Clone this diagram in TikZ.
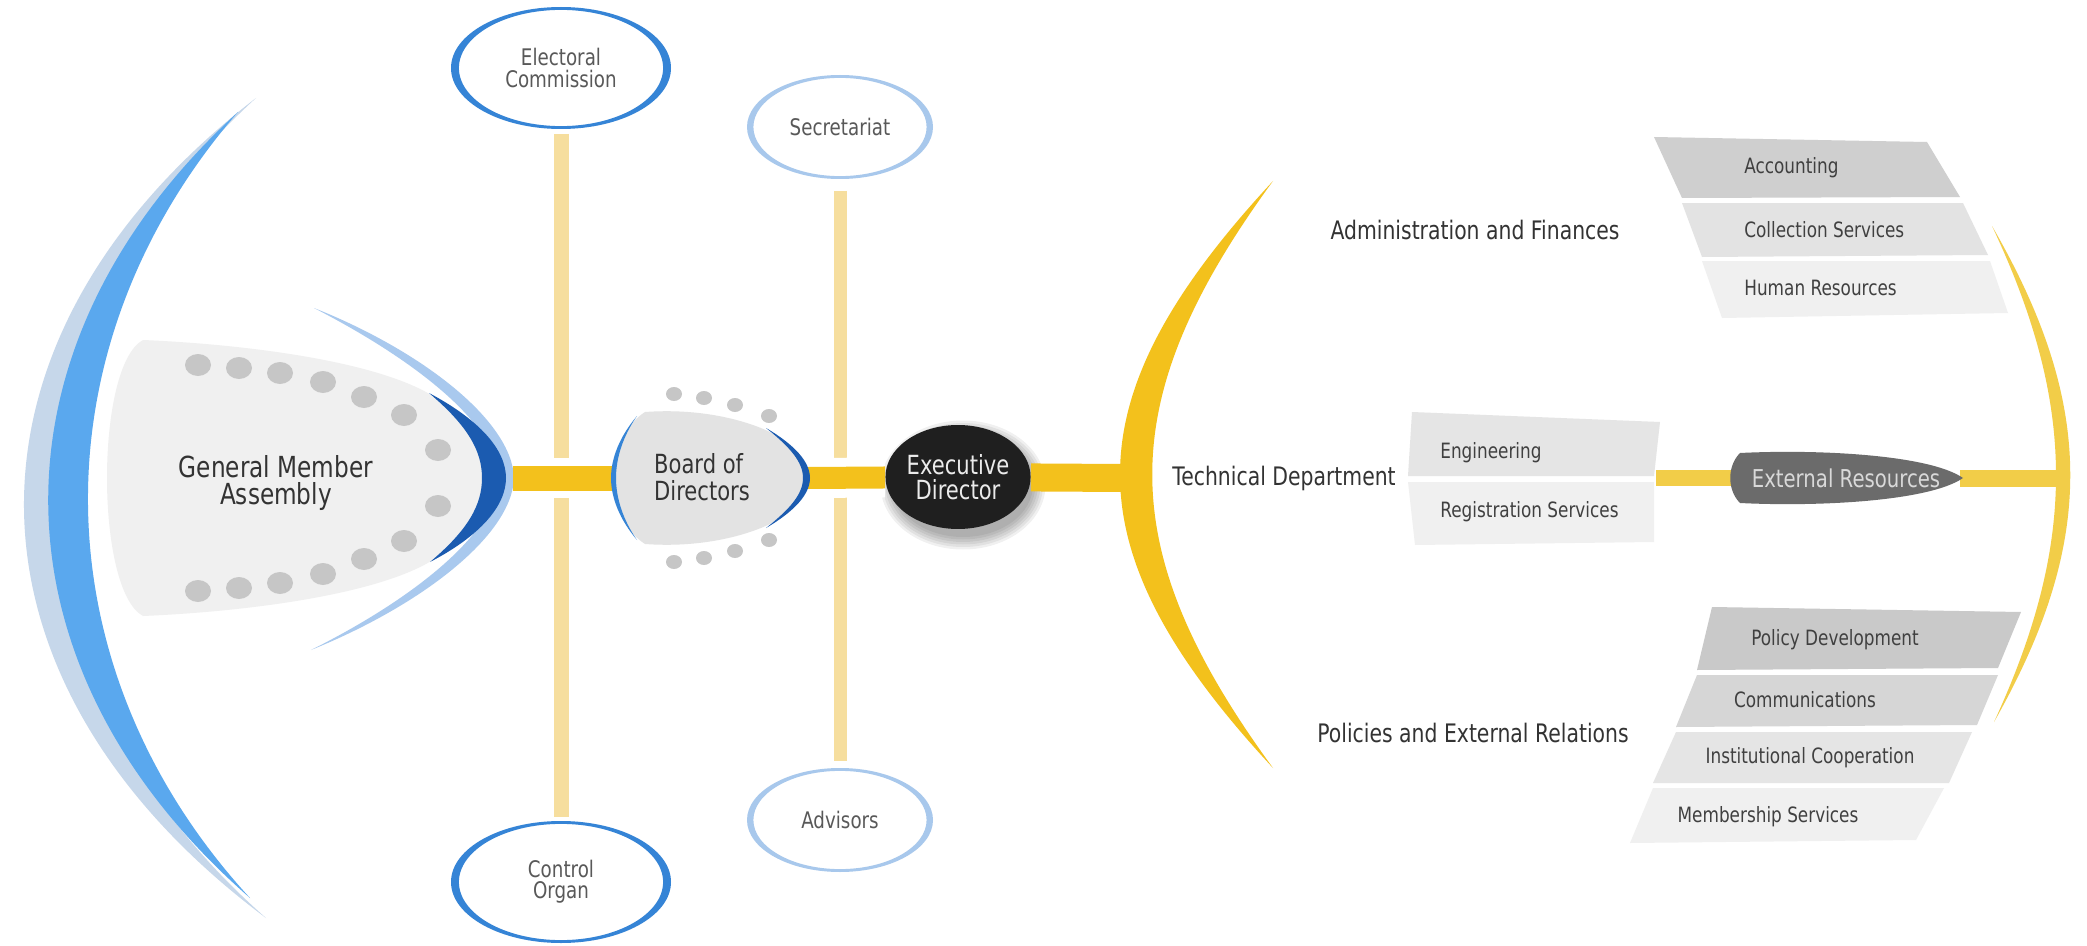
\documentclass[tikz,border=0pt]{standalone}
\usepackage{fontspec}
\setmainfont{DejaVu Sans}[FakeStretch=0.8]
\usetikzlibrary{shapes.geometric}

\definecolor{gold}{HTML}{F3C11C}
\definecolor{paleGold}{HTML}{F2CD48}
\definecolor{stem}{HTML}{F6DE9E}
\definecolor{mist}{HTML}{C6D7EA}
\definecolor{sky}{HTML}{5AA8EE}
\definecolor{navy}{HTML}{1B5BB0}
\definecolor{iceblue}{HTML}{A9C9EE}
\definecolor{ringblue}{HTML}{3584D6}
\definecolor{ringpale}{HTML}{A8C8EC}
\definecolor{dotgray}{HTML}{C6C6C6}
\definecolor{ink}{HTML}{333333}

\begin{document}
\begin{tikzpicture}[x=0.02cm, y=-0.02cm,
    lab/.style={text=ink, inner sep=0pt},
    head/.style={lab, font=\fontsize{14.5}{16}\selectfont},
    item/.style={lab, text=black!75, font=\fontsize{12}{14}\selectfont},
    ring/.style={ellipse, fill=white, inner sep=0pt, align=center, text=black!65, font=\fontsize{13}{12}\selectfont},
    ybar/.style={line width=0.5cm, gold},
    cased/.style={preaction={draw=white, line width=0.8cm}},
    vline/.style={line width=0.3cm, stem}]
        \fill[white] (0,0) rectangle (2087,946);
        \useasboundingbox (0,0) rectangle (2087,946);

        \fill[mist] (256,98) .. controls (-55,338) and (-55,678) .. (266,918) .. controls (-7,678) and (-7,338) .. (256,98) -- cycle;
        \fill[sky] (238,112) .. controls (-17,345) and (-17,665) .. (250,898) .. controls (36,665) and (36,345) .. (238,112) -- cycle;
        \fill[black!6] (143,340) .. controls (260,345) and (400,365) .. (445,405) .. controls (475,432) and (492,455) .. (492,478) .. controls (492,501) and (475,524) .. (445,551) .. controls (400,591) and (260,611) .. (143,616) .. controls (95,590) and (95,366) .. (143,340) -- cycle;
        \fill[iceblue] (314,308) .. controls (420,350) and (512,420) .. (514,478) .. controls (512,536) and (420,606) .. (311,650) .. controls (415,598) and (497,532) .. (499,478) .. controls (497,424) and (415,360) .. (314,308) -- cycle;
        \fill[navy] (429,393) .. controls (480,420) and (506,450) .. (506,478) .. controls (506,506) and (480,536) .. (430,562) .. controls (468,530) and (482,505) .. (482,478) .. controls (482,451) and (468,426) .. (429,393) -- cycle;
        \foreach \x/\y in {198/365,239/368,280/373,323/382,364/397,404/415,438/450,438/506,404/541,364/559,323/574,280/583,239/588,198/591}
            \fill[dotgray] (\x,\y) ellipse [x radius=13, y radius=11];
        \node[lab, align=center, font=\fontsize{16.5}{15.5}\selectfont] (gma) at (276,483) {General Member\\Assembly};
        \coordinate (gmatip) at (513,478);
        \coordinate (boardL) at (612,478);
        \coordinate (boardR) at (808,478);

        \fill[ringblue] (561,68) ellipse [x radius=110, y radius=61];
        \node[ring, draw=ringblue, line width=1pt, minimum width=4.12cm, minimum height=2.36cm] (elec) at (561,68) {Electoral\\Commission};
        \fill[ringblue] (561,882) ellipse [x radius=110, y radius=61];
        \node[ring, draw=ringblue, line width=1pt, minimum width=4.12cm, minimum height=2.36cm] (ctrl) at (561,882) {Control\\Organ};
        \fill[ringpale] (840,127) ellipse [x radius=93, y radius=52];
        \node[ring, draw=ringpale, line width=1pt, minimum width=3.5cm, minimum height=2cm] (sec) at (840,127) {Secretariat};
        \fill[ringpale] (840,820) ellipse [x radius=93, y radius=52];
        \node[ring, draw=ringpale, line width=1pt, minimum width=3.5cm, minimum height=2cm] (adv) at (840,820) {Advisors};
        \draw[vline, shorten <=0.12cm, shorten >=0.1cm] (elec) -- (ctrl);
        \draw[vline, line width=0.26cm, shorten <=0.26cm, shorten >=0.16cm] (sec) -- (adv);

        \foreach \r in {0,...,5}
            \fill[black, opacity=0.06] (963,485) ellipse [x radius=70+\r*2.5, y radius=52+\r*2.5];
        \node[ellipse, fill=black!88, minimum width=2.8cm, minimum height=2.08cm, text=black!8, align=center, inner sep=0pt, font=\fontsize{15}{14.5}\selectfont] (exec) at (958,477) {Executive\\Director};
        \coordinate (arcL) at (1124,478);
        \draw[ybar, cased] (gmatip) -- (boardL);
        \draw[ybar, cased, line width=0.44cm] (boardR) -- (exec);
        \draw[ybar, line width=0.56cm] (exec) -- (arcL);

        \fill[black!11] (613,478) .. controls (613,450) and (625,425) .. (645,412) .. controls (700,408) and (745,420) .. (770,432) .. controls (792,446) and (806,462) .. (806,478) .. controls (806,494) and (792,510) .. (770,524) .. controls (745,536) and (700,548) .. (645,544) .. controls (625,531) and (613,506) .. (613,478) -- cycle;
        \fill[ringblue] (637,416) .. controls (620,436) and (611,458) .. (611,478) .. controls (611,498) and (620,520) .. (637,540) .. controls (623,520) and (616,498) .. (616,478) .. controls (616,458) and (623,436) .. (637,416) -- cycle;
        \fill[navy] (766,428) .. controls (795,445) and (810,462) .. (810,478) .. controls (810,494) and (795,511) .. (766,528) .. controls (790,509) and (803,494) .. (803,478) .. controls (803,462) and (790,447) .. (766,428) -- cycle;
        \foreach \x/\y in {674/394,704/398,735/405,769/416,674/562,704/558,735/551,769/540}
            \fill[dotgray] (\x,\y) ellipse [x radius=8, y radius=7];
        \node[lab, align=left, font=\fontsize{15}{15.5}\selectfont] (board) at (702,477) {Board of\\Directors};

        \fill[gold] (1273,181) .. controls (1069,401) and (1069,548) .. (1273,768) .. controls (1112,548) and (1112,401) .. (1273,181) -- cycle;
        \fill[paleGold] (1992,226) .. controls (2096,406) and (2096,542) .. (1994,722) .. controls (2077,542) and (2077,406) .. (1992,226) -- cycle;

        \fill[black!19] (1654,137) -- (1927,142) -- (1960,197) -- (1682,198) -- cycle;
        \fill[black!11] (1682,203) -- (1963,203) -- (1988,255) -- (1702,257) -- cycle;
        \fill[black!6] (1702,261) -- (1990,261) -- (2008,313) -- (1722,318) -- cycle;
        \fill[black!10] (1412,412) -- (1660,422) -- (1654,476) -- (1408,476) -- cycle;
        \fill[black!6] (1408,482) -- (1654,482) -- (1654,542) -- (1415,545) -- cycle;
        \fill[black!21] (1712,607) -- (2021,612) -- (1998,668) -- (1697,670) -- cycle;
        \fill[black!16] (1697,675) -- (1998,675) -- (1977,725) -- (1676,727) -- cycle;
        \fill[black!10] (1676,732) -- (1972,732) -- (1949,783) -- (1653,783) -- cycle;
        \fill[black!6] (1653,788) -- (1944,788) -- (1916,840) -- (1630,843) -- cycle;

        \node[head] (adm) at (1475,230) {Administration and Finances};
        \node[head] (tech) at (1284,478) {Technical Department};
        \node[head] (pol) at (1473,733) {Policies and External Relations};
        \node[item, anchor=west] (acc) at (1744,168) {Accounting};
        \node[item, anchor=west] (col) at (1744,230) {Collection Services};
        \node[item, anchor=west] (hr) at (1744,288) {Human Resources};
        \node[item, anchor=west] (eng) at (1440,453) {Engineering};
        \node[item, anchor=west] (reg) at (1440,512) {Registration Services};
        \node[item] (pdev) at (1835,640) {Policy Development};
        \node[item] (com) at (1805,700) {Communications};
        \node[item] (coop) at (1810,758) {Institutional Cooperation};
        \node[item] (mem) at (1768,817) {Membership Services};

        \coordinate (techR) at (1656,478);
        \coordinate (extL) at (1732,478);
        \coordinate (extR) at (1960,478);
        \coordinate (arcR) at (2058,478);
        \draw[paleGold, line width=0.32cm] (techR) -- (extL);
        \draw[paleGold, line width=0.34cm] (extR) -- (arcR);
        \fill[black!58] (1740,453) .. controls (1820,449) and (1930,455) .. (1963,478) .. controls (1930,501) and (1820,507) .. (1740,503) .. controls (1727,490) and (1727,466) .. (1740,453) -- cycle;
        \node[lab, text=black!15, font=\fontsize{14}{16}\selectfont] (ext) at (1846,478) {External Resources};
    \end{tikzpicture}
\end{document}
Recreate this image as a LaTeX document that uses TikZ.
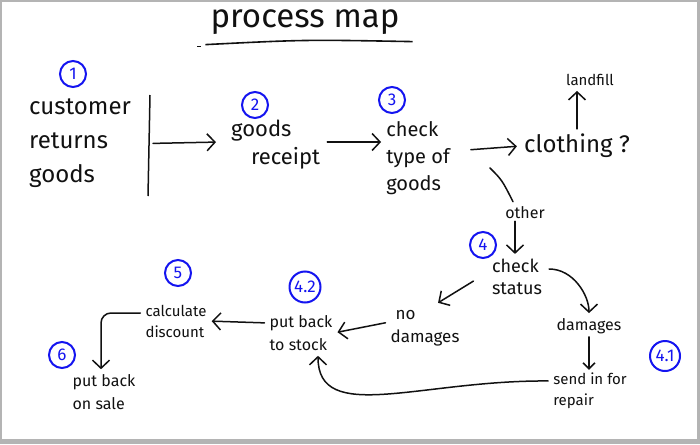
\documentclass[tikz,border=0pt]{standalone}
\usepackage{fontspec}
\setmainfont{Fira Sans}
\usetikzlibrary{arrows.meta,positioning,calc}
\definecolor{pen}{HTML}{111111}
\definecolor{ink}{HTML}{1414F0}
\definecolor{frame}{HTML}{B4B4B4}

\begin{document}
\begin{tikzpicture}[x=1pt,y=-1pt,>={Straight Barb[length=8pt,width=17pt]},
    txt/.style={align=left,inner sep=1pt,text=pen},
    big/.style={txt,font=\fontsize{24}{34}\selectfont},
    mid/.style={txt,font=\fontsize{20}{27}\selectfont},
    small/.style={txt,font=\fontsize{16}{23}\selectfont},
    num/.style={circle,draw=ink,text=ink,line width=2pt,inner sep=1.5pt,
      minimum size=26pt,font=\fontsize{17}{17}\selectfont},
    flow/.style={->,line width=1.5pt,pen,line cap=round,shorten >=4pt,shorten <=4pt}]
      % sheet
      \fill[frame] (0,0) rectangle (700,444);
      \fill[white] (2,2) rectangle (697,439);
      \useasboundingbox (0,0) rectangle (700,444);

      % title
      \node[txt,font=\fontsize{33}{33}\selectfont] (title) at (305,22) {process map};
      \draw[line width=1.6pt,pen] ($(title.south west)+(-4,9)$) .. controls ($(title.south)+(0,4)$) .. ($(title.south east)+(12,6)$);
      \draw[line width=1.3pt,pen] ($(title.south west)+(-12,11)$) -- ++(4,0);

      % top row
      \node[num] (n1) at (73,74) {1};
      \node[big,anchor=west] (cust) at (28,143) {customer\\returns\\goods};
      \coordinate (barTop) at (150,95);
      \coordinate (barBot) at (148,196);
      \draw[line width=1.5pt,pen] (barTop) -- (barBot);

      \node[num] (n2) at (255,105) {2};
      \node[mid,anchor=west,font=\fontsize{22}{28}\selectfont] (receipt) at (230,145) {goods\\\hspace*{0.9em}receipt};

      \node[num] (n3) at (392,100) {3};
      \node[mid] (type) at (418,158) {check\\type of\\goods};

      \node[big] (cloth) at (577,146) {clothing ?};
      \node[small,font=\fontsize{15}{15}\selectfont] (fill) at (590,80) {landfill};

      \draw[flow] ($(barTop)!0.48!(barBot)$) -- ($(receipt.west)+(-10,-3)$);
      \draw[flow] ($(receipt.east)+(2,-3)$) -- ($(type.west |- receipt.east)+(0,-3)$);
      \draw[flow] ($(type.east)+(16,-8)$) -- ($(cloth.west)+(-2,0)$);
      \draw[flow] (cloth.north) -- (cloth.north |- fill.south);

      % other goods
      \node[small] (other) at (525,213) {other};
      \coordinate (split) at (490,168);
      \draw[line width=1.5pt,pen,line cap=round] (split) .. controls (502,180) .. ($(other.north)+(-12,-4)$);
      \node[num] (n4) at (483,245) {4};
      \node[mid,font=\fontsize{18}{22}\selectfont] (status) at (517,277) {check\\status};
      \draw[flow,shorten <=1pt] ($(other.south)+(-10,0)$) -- ($(status.north)+(-2,0)$);

      % status branches
      \node[small,font=\fontsize{17}{23}\selectfont] (nodam) at (425,328) {\hspace*{0.3em}no\\damages};
      \node[small] (dam) at (589,326) {damages};
      \node[small,font=\fontsize{15}{21}\selectfont] (repair) at (590,391) {send in for\\repair};
      \node[num,minimum size=30pt] (n41) at (665,356) {4.1};
      \draw[flow] ($(status.west)+(-14,2)$) -- ($(nodam.north east)+(-26,-4)$);
      \draw[flow] ($(status.east)+(2,-8)$) .. controls +(28,0) and +(0,-22) .. (dam.north);
      \draw[flow,>={Straight Barb[length=6pt,width=12pt]},shorten <=2pt,shorten >=2pt] (dam.south) -- (repair.north -| dam.south);

      % back to stock
      \node[small] (stock) at (301,333) {put back\\to stock};
      \node[num,minimum size=31pt] (n42) at (305,287) {4.2};
      \draw[flow] ($(nodam.west)+(0,-6)$) -- (stock.east);
      \draw[flow] ($(repair.west)+(0,-10)$) .. controls (420,380) and (318,425) .. (stock.south -| 318,0);

      % sale
      \node[small,font=\fontsize{15}{21}\selectfont] (disc) at (176,321) {calculate\\discount};
      \node[num] (n5) at (178,273) {5};
      \node[small] (sale) at (104,392) {put back\\on sale};
      \node[num] (n6) at (62,355) {6};
      \draw[flow] ($(stock.west)+(0,-10)$) -- (disc.east);
      \draw[flow,rounded corners=10pt] ($(disc.west)+(0,-8)$) -| ($(sale.north)+(-3,0)$);
    \end{tikzpicture}
\end{document}
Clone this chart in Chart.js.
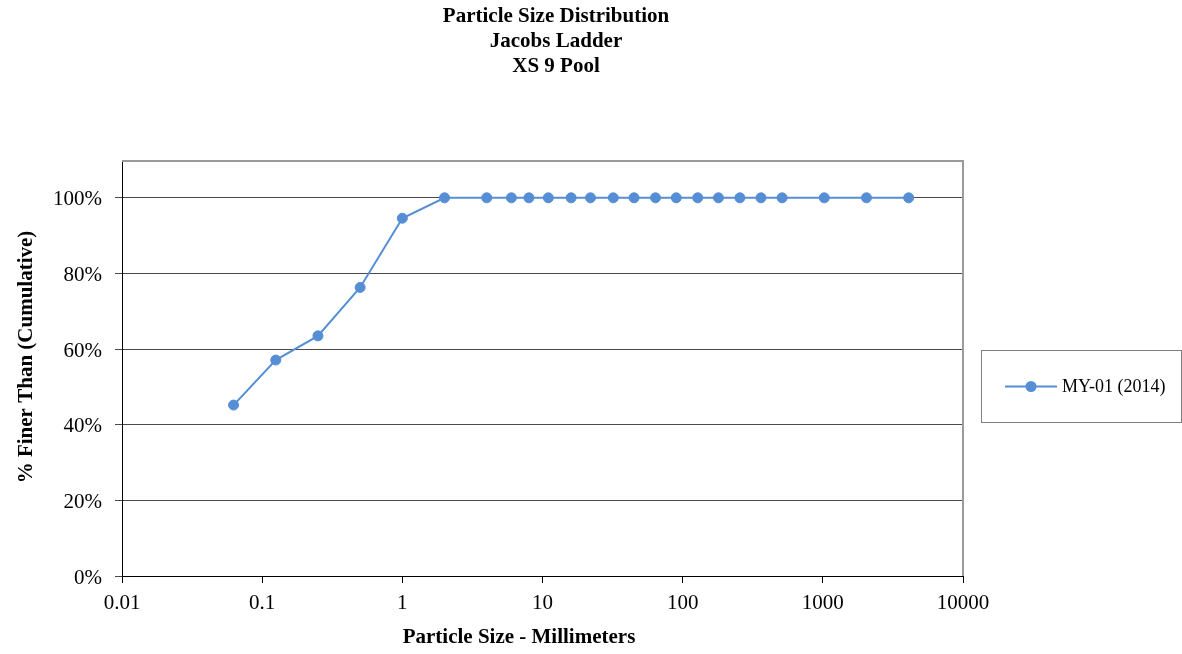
<!DOCTYPE html>
<html>
<head>
<meta charset="utf-8">
<title>Particle Size Distribution</title>
<script src="https://cdn.jsdelivr.net/npm/chart.js@4.4.0/dist/chart.umd.min.js"></script>
<style>
  html, body { margin: 0; padding: 0; background: #ffffff; }
  canvas { display: block; }
</style>
</head>
<body>
<canvas id="psd" width="1182" height="654" style="width:1182px;height:654px"></canvas>
<script>
// Sieve sizes (mm) and cumulative percent finer for sample MY-01 (2014)
const sizesMm = [0.0625, 0.125, 0.25, 0.5, 1, 2, 4, 6, 8, 11, 16, 22, 32, 45, 64, 90, 128, 180, 256, 362, 512, 1024, 2048, 4096];
const percentFiner = [45.2, 57.1, 63.5, 76.3, 94.6, 100, 100, 100, 100, 100, 100, 100, 100, 100, 100, 100, 100, 100, 100, 100, 100, 100, 100, 100];
const seriesName = 'MY-01 (2014)';

const xTickValues = [0.01, 0.1, 1, 10, 100, 1000, 10000];
const yTickValues = [0, 20, 40, 60, 80, 100];

const titleLines = ['Particle Size Distribution', 'Jacobs Ladder', 'XS 9 Pool'];
const xAxisTitle = 'Particle Size - Millimeters';
const yAxisTitle = '% Finer Than (Cumulative)';

const SERIF = '"Liberation Serif", "Times New Roman", Times, serif';
const BLUE = '#558ED5';

Chart.defaults.font.family = SERIF;
Chart.defaults.color = '#000000';

// Titles, plot frame and legend box drawn around the chart area
const decorations = {
  id: 'decorations',
  beforeDatasetsDraw(chart) {
    const { ctx, chartArea: a } = chart;
    ctx.save();
    ctx.strokeStyle = '#9a9a9a';
    ctx.lineWidth = 2;
    ctx.beginPath();
    ctx.moveTo(a.left, a.top + 1);
    ctx.lineTo(a.right, a.top + 1);
    ctx.lineTo(a.right, a.bottom);
    ctx.stroke();
    ctx.restore();
  },
  afterDraw(chart) {
    const { ctx } = chart;
    ctx.save();
    ctx.fillStyle = '#000000';
    ctx.textAlign = 'center';
    ctx.textBaseline = 'alphabetic';
    ctx.font = 'bold 21px ' + SERIF;
    titleLines.forEach((t, i) => ctx.fillText(t, 556, 22 + i * 25));

    // x axis title
    ctx.fillText(xAxisTitle, 519, 643);

    // y axis title
    ctx.save();
    ctx.translate(32, 357);
    ctx.rotate(-Math.PI / 2);
    ctx.fillText(yAxisTitle, 0, 0);
    ctx.restore();

    // legend
    ctx.strokeStyle = '#7f7f7f';
    ctx.lineWidth = 1;
    ctx.strokeRect(981.5, 350.5, 200, 72);
    ctx.strokeStyle = BLUE;
    ctx.lineWidth = 2;
    ctx.beginPath();
    ctx.moveTo(1005, 386.5);
    ctx.lineTo(1057, 386.5);
    ctx.stroke();
    ctx.fillStyle = BLUE;
    ctx.beginPath();
    ctx.arc(1031, 386.5, 5.5, 0, Math.PI * 2);
    ctx.fill();
    ctx.fillStyle = '#000000';
    ctx.font = '18px ' + SERIF;
    ctx.textAlign = 'left';
    ctx.textBaseline = 'middle';
    ctx.fillText(seriesName, 1062, 387);
    ctx.restore();
  }
};

new Chart(document.getElementById('psd'), {
  type: 'line',
  data: {
    datasets: [{
      label: seriesName,
      data: sizesMm.map((s, i) => ({ x: s, y: percentFiner[i] })),
      borderColor: BLUE,
      backgroundColor: BLUE,
      borderWidth: 2,
      pointRadius: 5,
      pointBorderWidth: 1,
      pointBackgroundColor: BLUE,
      pointBorderColor: BLUE,
      tension: 0,
      fill: false
    }]
  },
  options: {
    responsive: false,
    animation: false,
    devicePixelRatio: 1,
    layout: { padding: { top: 160, right: 219, left: 0, bottom: 0 } },
    plugins: {
      legend: { display: false },
      title: { display: false },
      tooltip: { enabled: false }
    },
    scales: {
      x: {
        type: 'logarithmic',
        min: 0.01,
        max: 10000,
        afterBuildTicks: s => { s.ticks = xTickValues.map(v => ({ value: v })); },
        afterFit: s => { s.height = 78; },
        ticks: {
          autoSkip: false,
          maxRotation: 0,
          minRotation: 0,
          padding: 8,
          color: '#000000',
          font: { size: 21 },
          callback: v => String(v)
        },
        grid: { drawOnChartArea: false, drawTicks: true, tickLength: 7, color: '#000000' },
        border: { display: true, color: '#000000', width: 1 }
      },
      y: {
        type: 'linear',
        min: 0,
        max: 110,
        afterBuildTicks: s => { s.ticks = yTickValues.map(v => ({ value: v })); },
        afterFit: s => { s.width = 122; },
        ticks: {
          padding: 13,
          labelOffset: 2,
          color: '#000000',
          font: { size: 21 },
          callback: v => v + '%'
        },
        grid: { drawTicks: true, tickLength: 7, color: '#4a4a4a', lineWidth: 1 },
        border: { display: true, color: '#000000', width: 1 }
      }
    }
  },
  plugins: [decorations]
});
</script>
</body>
</html>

▬▬▬

▸ Brief: Among the lines of the data, identify those with the word "Clone". Copy each of them.

▸ Full answer:
Clone this diagram in TikZ.
Clone this chart in Chart.js.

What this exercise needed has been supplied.